Code that draws figures:

══════════════════════════════

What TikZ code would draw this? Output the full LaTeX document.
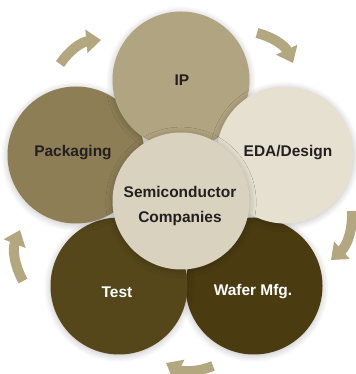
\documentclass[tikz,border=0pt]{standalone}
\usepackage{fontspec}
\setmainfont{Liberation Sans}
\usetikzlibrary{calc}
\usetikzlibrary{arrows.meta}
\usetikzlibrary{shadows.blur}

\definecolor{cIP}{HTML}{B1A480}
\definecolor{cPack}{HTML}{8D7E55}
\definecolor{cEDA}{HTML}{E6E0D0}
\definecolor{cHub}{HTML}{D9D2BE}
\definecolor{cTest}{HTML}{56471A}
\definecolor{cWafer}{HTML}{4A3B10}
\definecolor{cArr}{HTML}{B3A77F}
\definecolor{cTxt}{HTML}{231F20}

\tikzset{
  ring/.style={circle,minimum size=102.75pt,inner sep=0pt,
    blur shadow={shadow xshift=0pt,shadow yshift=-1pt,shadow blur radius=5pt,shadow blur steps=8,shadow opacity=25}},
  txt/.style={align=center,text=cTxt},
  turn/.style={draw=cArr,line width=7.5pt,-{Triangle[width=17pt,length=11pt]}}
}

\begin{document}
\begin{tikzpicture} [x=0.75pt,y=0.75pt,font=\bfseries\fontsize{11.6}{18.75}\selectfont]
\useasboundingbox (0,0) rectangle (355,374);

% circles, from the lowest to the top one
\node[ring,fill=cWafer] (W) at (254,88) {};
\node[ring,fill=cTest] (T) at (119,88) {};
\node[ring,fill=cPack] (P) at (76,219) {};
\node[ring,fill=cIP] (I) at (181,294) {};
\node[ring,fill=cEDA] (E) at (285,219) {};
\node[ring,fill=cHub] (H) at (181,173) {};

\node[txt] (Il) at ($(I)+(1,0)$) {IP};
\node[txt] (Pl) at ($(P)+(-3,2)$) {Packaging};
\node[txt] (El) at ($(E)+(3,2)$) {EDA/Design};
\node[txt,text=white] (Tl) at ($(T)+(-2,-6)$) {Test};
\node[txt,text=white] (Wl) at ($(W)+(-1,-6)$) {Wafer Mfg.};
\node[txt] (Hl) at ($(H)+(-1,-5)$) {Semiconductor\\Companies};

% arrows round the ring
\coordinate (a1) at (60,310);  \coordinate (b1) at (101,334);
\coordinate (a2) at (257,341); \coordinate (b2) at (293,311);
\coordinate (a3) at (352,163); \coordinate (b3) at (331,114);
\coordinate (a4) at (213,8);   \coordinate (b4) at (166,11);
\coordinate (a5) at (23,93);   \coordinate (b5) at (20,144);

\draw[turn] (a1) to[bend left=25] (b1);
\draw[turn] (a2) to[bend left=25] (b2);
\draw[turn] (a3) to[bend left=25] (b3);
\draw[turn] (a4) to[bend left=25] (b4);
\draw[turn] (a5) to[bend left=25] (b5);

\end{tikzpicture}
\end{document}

══════════════════════════════

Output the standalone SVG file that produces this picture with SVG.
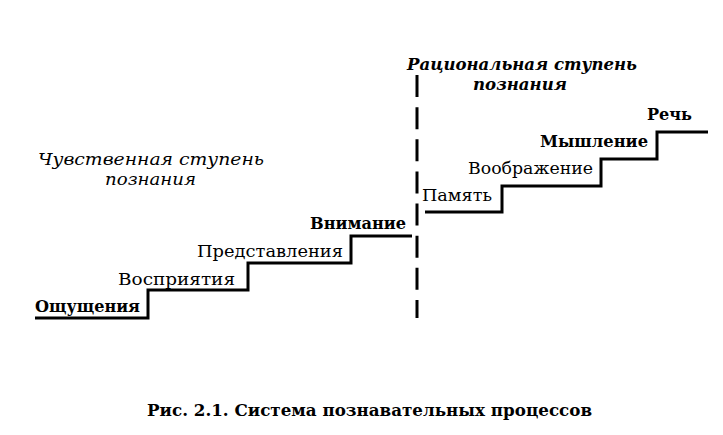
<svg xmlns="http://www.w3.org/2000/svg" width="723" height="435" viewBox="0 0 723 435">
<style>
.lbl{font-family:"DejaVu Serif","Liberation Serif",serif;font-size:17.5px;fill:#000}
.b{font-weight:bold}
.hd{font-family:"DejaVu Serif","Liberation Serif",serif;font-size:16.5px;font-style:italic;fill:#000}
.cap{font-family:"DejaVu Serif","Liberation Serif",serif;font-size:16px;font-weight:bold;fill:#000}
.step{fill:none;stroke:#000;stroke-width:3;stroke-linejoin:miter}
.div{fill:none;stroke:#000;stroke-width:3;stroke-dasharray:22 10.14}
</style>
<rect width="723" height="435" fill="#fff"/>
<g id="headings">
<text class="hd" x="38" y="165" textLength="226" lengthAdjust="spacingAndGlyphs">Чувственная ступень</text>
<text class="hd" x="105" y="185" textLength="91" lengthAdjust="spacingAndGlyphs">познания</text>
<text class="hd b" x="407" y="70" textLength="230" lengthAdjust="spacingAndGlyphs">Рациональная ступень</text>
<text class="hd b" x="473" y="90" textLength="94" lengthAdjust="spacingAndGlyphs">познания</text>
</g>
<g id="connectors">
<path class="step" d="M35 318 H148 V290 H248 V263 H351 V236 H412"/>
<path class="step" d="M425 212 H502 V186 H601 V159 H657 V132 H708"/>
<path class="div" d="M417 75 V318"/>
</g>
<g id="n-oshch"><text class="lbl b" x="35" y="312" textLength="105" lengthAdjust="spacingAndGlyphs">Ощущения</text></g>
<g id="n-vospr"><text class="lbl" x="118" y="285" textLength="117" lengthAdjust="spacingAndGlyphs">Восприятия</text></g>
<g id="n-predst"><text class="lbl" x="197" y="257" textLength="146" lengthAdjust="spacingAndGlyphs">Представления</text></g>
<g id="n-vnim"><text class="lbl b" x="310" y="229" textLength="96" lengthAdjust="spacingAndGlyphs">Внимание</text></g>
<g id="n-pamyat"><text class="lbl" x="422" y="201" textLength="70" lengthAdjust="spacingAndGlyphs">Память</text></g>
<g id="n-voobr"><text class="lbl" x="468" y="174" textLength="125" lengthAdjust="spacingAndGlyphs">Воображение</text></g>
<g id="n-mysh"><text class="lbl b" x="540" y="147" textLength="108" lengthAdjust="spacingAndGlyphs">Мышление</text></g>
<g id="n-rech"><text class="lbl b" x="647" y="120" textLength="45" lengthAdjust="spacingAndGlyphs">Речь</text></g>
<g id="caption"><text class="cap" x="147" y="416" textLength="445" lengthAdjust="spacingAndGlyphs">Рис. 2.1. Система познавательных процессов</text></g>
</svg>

══════════════════════════════

REQUIRED WORK =>
Select every line of the material above holding the word "this" and copy it.

WORKED ANSWER =>
What TikZ code would draw this? Output the full LaTeX document.
Output the standalone SVG file that produces this picture with SVG.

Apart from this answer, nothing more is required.